• _Task to carry out_: All lines from the top of the records below through the line holding "const trajLabelPos = [[-0.32, 1.16], [0.415, 1.16]];", and only those, should be printed exactly, minus the pictures.

Records with drawing code
>>

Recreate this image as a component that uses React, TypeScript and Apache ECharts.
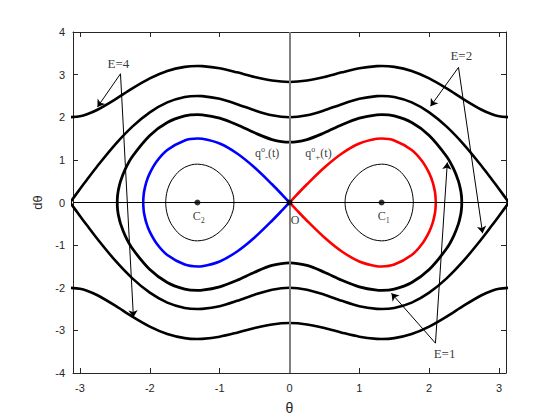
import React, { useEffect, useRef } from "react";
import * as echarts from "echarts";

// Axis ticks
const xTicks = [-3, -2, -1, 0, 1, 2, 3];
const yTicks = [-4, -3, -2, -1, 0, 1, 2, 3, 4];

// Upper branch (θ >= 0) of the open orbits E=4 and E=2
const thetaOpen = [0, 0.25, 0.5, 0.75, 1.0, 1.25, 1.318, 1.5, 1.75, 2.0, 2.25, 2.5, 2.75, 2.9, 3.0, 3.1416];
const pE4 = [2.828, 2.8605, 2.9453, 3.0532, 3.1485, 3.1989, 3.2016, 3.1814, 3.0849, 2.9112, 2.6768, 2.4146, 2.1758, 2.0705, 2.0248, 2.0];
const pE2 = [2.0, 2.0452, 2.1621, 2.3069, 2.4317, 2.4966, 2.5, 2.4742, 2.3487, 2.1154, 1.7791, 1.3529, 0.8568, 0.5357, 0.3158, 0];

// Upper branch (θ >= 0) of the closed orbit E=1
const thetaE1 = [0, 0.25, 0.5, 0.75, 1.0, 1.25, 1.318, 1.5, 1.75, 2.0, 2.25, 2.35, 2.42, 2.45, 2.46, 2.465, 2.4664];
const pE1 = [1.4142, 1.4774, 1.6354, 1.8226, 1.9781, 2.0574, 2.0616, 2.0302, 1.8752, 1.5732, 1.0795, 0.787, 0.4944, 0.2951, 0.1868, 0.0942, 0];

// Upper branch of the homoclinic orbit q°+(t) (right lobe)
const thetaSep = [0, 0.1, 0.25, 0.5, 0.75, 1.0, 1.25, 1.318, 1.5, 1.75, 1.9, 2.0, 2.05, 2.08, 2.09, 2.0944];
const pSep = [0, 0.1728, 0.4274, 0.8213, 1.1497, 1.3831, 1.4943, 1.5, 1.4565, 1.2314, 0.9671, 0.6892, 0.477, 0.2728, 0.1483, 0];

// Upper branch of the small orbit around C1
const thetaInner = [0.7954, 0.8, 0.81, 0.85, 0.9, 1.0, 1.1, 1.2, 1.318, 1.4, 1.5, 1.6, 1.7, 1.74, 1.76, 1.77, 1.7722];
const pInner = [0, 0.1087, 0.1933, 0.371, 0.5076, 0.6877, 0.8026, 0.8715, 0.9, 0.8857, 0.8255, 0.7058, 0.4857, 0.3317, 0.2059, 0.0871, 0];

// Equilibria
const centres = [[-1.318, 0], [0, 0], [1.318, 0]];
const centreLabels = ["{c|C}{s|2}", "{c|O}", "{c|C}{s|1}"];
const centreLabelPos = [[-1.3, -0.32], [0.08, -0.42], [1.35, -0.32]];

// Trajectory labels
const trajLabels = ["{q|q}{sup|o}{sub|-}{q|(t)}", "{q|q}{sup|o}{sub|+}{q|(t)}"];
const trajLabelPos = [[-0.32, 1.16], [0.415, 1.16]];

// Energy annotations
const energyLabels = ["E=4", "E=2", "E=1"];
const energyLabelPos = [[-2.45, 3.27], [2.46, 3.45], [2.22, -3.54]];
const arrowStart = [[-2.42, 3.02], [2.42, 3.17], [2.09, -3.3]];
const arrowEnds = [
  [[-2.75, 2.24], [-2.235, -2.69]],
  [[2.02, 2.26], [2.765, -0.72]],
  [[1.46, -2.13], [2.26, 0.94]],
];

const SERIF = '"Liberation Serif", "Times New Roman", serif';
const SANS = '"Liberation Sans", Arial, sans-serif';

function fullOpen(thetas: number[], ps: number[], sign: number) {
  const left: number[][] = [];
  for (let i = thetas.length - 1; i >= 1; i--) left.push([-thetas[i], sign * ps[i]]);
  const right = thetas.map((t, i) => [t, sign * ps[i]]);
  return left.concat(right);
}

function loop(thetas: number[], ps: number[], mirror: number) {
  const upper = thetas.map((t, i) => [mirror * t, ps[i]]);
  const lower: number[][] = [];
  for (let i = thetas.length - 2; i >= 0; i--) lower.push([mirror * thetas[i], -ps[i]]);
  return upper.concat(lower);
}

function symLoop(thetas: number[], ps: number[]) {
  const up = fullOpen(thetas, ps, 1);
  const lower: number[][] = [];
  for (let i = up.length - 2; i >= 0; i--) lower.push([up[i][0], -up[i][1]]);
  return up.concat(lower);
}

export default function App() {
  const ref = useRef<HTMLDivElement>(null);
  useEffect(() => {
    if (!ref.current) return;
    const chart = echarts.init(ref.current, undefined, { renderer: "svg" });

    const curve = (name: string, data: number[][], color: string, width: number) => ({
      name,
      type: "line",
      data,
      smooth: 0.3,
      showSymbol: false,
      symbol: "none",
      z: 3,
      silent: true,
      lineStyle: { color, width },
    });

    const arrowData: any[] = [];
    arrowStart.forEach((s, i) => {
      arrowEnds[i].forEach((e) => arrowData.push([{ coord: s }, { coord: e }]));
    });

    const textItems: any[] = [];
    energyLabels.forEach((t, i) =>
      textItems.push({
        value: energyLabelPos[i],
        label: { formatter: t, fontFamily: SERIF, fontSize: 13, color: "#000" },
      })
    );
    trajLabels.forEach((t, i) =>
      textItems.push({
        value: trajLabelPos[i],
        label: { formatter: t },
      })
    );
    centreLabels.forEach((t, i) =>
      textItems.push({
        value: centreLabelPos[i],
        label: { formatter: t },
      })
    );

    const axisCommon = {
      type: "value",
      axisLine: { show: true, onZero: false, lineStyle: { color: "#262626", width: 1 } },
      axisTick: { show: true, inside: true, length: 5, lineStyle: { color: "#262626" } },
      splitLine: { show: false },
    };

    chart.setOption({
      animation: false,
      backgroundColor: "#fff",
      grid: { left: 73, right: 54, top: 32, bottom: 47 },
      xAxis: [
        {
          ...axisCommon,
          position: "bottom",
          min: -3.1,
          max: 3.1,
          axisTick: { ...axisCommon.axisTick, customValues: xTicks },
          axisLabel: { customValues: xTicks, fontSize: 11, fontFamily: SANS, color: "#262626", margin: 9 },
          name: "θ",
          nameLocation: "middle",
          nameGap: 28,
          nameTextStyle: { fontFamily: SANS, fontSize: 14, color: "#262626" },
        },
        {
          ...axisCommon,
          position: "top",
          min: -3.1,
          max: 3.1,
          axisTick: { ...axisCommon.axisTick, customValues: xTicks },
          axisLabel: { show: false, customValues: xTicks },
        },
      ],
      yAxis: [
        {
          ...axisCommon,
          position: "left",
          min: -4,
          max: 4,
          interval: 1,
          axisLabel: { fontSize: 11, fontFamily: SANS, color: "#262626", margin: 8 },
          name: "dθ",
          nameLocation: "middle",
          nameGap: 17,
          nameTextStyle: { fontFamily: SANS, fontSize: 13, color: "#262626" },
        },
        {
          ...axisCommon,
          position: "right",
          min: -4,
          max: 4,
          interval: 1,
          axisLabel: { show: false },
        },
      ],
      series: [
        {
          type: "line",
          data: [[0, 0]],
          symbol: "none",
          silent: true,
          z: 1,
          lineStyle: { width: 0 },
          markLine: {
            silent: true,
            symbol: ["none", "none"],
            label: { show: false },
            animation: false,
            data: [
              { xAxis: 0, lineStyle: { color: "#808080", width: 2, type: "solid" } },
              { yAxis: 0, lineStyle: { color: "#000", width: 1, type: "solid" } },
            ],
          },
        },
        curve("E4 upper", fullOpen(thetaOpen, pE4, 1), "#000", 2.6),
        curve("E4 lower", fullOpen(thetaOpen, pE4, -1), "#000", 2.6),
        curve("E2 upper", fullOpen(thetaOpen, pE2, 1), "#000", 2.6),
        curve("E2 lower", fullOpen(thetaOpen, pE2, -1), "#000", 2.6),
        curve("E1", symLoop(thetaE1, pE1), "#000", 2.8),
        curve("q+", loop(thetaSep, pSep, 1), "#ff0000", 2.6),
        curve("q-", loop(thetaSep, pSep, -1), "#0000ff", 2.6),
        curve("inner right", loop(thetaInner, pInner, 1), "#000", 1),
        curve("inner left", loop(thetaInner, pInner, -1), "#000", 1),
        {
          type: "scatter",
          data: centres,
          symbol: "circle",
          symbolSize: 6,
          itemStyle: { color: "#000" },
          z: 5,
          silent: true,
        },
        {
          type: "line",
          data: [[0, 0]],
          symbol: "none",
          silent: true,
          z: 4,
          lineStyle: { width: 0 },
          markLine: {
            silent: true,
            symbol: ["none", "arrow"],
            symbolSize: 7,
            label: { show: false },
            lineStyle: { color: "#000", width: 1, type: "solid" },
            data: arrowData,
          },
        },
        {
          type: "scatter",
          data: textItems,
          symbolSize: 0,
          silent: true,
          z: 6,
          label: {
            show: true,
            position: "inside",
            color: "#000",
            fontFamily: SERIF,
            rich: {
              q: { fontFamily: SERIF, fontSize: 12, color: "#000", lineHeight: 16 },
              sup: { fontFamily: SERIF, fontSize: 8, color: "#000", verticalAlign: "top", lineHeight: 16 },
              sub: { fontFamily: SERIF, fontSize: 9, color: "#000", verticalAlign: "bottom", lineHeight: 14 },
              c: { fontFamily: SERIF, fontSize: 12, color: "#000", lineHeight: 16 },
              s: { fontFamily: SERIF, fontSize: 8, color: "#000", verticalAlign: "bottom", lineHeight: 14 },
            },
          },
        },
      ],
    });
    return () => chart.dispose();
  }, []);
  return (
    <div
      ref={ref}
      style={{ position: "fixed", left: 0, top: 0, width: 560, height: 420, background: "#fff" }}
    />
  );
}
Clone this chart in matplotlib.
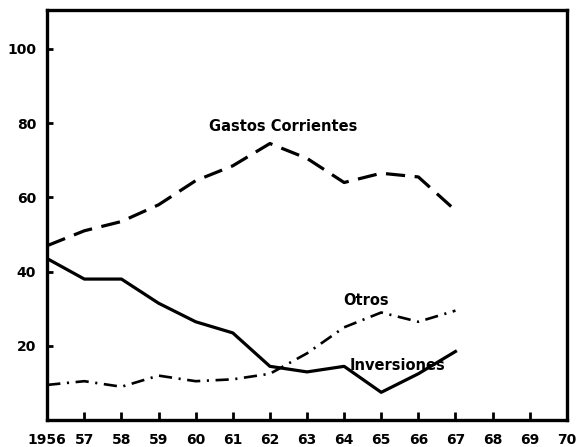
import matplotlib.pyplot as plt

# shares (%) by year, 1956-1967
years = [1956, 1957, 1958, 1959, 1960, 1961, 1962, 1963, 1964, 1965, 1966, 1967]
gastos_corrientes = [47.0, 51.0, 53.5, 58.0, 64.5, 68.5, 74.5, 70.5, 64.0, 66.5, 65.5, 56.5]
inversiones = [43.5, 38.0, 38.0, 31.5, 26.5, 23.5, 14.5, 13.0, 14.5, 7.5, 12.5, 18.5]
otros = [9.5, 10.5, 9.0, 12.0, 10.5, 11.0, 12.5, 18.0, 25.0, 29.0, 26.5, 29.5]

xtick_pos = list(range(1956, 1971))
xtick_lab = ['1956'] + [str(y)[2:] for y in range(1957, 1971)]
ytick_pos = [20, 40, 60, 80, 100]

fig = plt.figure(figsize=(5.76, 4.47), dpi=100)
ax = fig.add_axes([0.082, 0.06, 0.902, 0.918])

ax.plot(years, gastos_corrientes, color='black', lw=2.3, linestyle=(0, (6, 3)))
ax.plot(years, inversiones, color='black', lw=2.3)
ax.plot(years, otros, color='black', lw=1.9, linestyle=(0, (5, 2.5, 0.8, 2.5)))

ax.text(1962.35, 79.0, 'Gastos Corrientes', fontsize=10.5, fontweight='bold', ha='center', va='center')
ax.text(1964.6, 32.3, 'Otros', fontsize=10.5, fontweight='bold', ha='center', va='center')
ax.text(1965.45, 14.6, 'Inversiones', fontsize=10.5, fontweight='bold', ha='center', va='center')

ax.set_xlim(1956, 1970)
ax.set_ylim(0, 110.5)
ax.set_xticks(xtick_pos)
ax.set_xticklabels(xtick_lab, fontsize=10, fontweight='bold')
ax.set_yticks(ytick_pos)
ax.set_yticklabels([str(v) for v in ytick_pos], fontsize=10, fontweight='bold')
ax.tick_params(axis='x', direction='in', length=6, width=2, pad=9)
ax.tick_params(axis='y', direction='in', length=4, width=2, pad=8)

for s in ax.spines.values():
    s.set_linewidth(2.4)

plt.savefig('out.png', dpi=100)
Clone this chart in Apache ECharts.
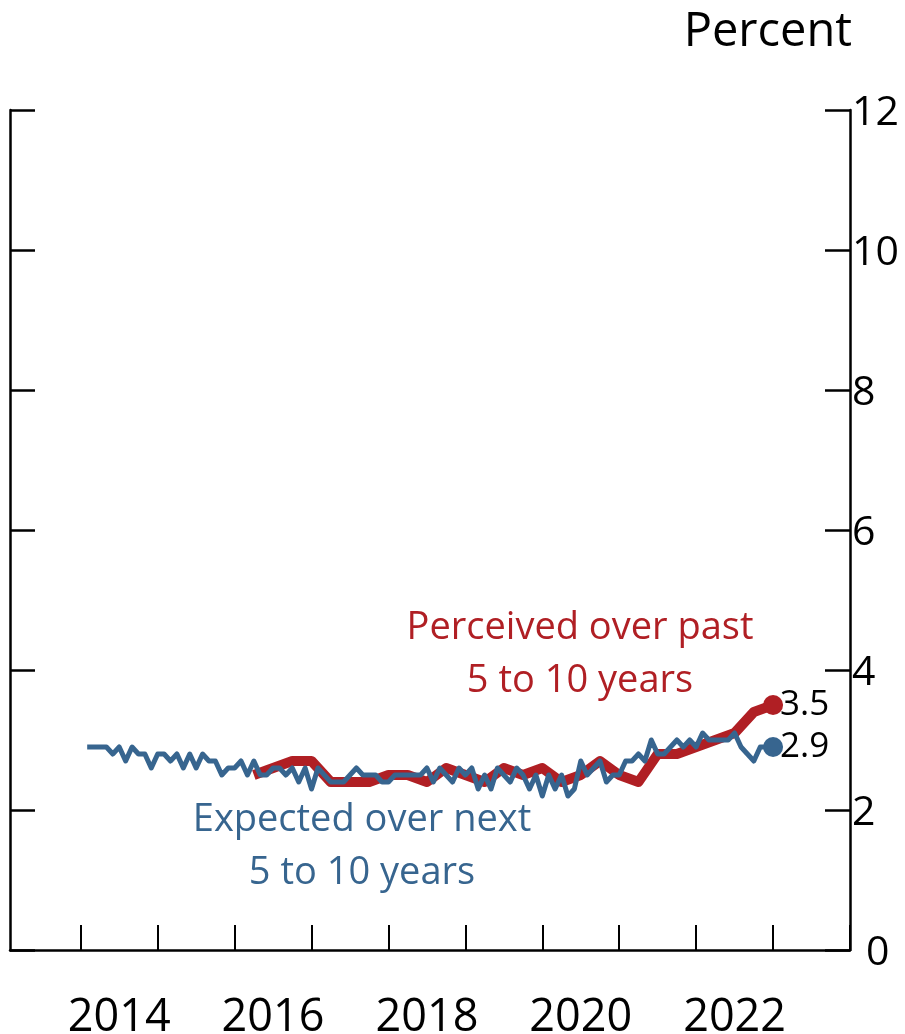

<<

• _Response to the exercise_:
Recreate this image as a component that uses React, TypeScript and Apache ECharts.
import React, { useEffect, useRef } from "react";
import * as echarts from "echarts";

// Axis ticks
const xTicks = [-3, -2, -1, 0, 1, 2, 3];
const yTicks = [-4, -3, -2, -1, 0, 1, 2, 3, 4];

// Upper branch (θ >= 0) of the open orbits E=4 and E=2
const thetaOpen = [0, 0.25, 0.5, 0.75, 1.0, 1.25, 1.318, 1.5, 1.75, 2.0, 2.25, 2.5, 2.75, 2.9, 3.0, 3.1416];
const pE4 = [2.828, 2.8605, 2.9453, 3.0532, 3.1485, 3.1989, 3.2016, 3.1814, 3.0849, 2.9112, 2.6768, 2.4146, 2.1758, 2.0705, 2.0248, 2.0];
const pE2 = [2.0, 2.0452, 2.1621, 2.3069, 2.4317, 2.4966, 2.5, 2.4742, 2.3487, 2.1154, 1.7791, 1.3529, 0.8568, 0.5357, 0.3158, 0];

// Upper branch (θ >= 0) of the closed orbit E=1
const thetaE1 = [0, 0.25, 0.5, 0.75, 1.0, 1.25, 1.318, 1.5, 1.75, 2.0, 2.25, 2.35, 2.42, 2.45, 2.46, 2.465, 2.4664];
const pE1 = [1.4142, 1.4774, 1.6354, 1.8226, 1.9781, 2.0574, 2.0616, 2.0302, 1.8752, 1.5732, 1.0795, 0.787, 0.4944, 0.2951, 0.1868, 0.0942, 0];

// Upper branch of the homoclinic orbit q°+(t) (right lobe)
const thetaSep = [0, 0.1, 0.25, 0.5, 0.75, 1.0, 1.25, 1.318, 1.5, 1.75, 1.9, 2.0, 2.05, 2.08, 2.09, 2.0944];
const pSep = [0, 0.1728, 0.4274, 0.8213, 1.1497, 1.3831, 1.4943, 1.5, 1.4565, 1.2314, 0.9671, 0.6892, 0.477, 0.2728, 0.1483, 0];

// Upper branch of the small orbit around C1
const thetaInner = [0.7954, 0.8, 0.81, 0.85, 0.9, 1.0, 1.1, 1.2, 1.318, 1.4, 1.5, 1.6, 1.7, 1.74, 1.76, 1.77, 1.7722];
const pInner = [0, 0.1087, 0.1933, 0.371, 0.5076, 0.6877, 0.8026, 0.8715, 0.9, 0.8857, 0.8255, 0.7058, 0.4857, 0.3317, 0.2059, 0.0871, 0];

// Equilibria
const centres = [[-1.318, 0], [0, 0], [1.318, 0]];
const centreLabels = ["{c|C}{s|2}", "{c|O}", "{c|C}{s|1}"];
const centreLabelPos = [[-1.3, -0.32], [0.08, -0.42], [1.35, -0.32]];

// Trajectory labels
const trajLabels = ["{q|q}{sup|o}{sub|-}{q|(t)}", "{q|q}{sup|o}{sub|+}{q|(t)}"];
const trajLabelPos = [[-0.32, 1.16], [0.415, 1.16]];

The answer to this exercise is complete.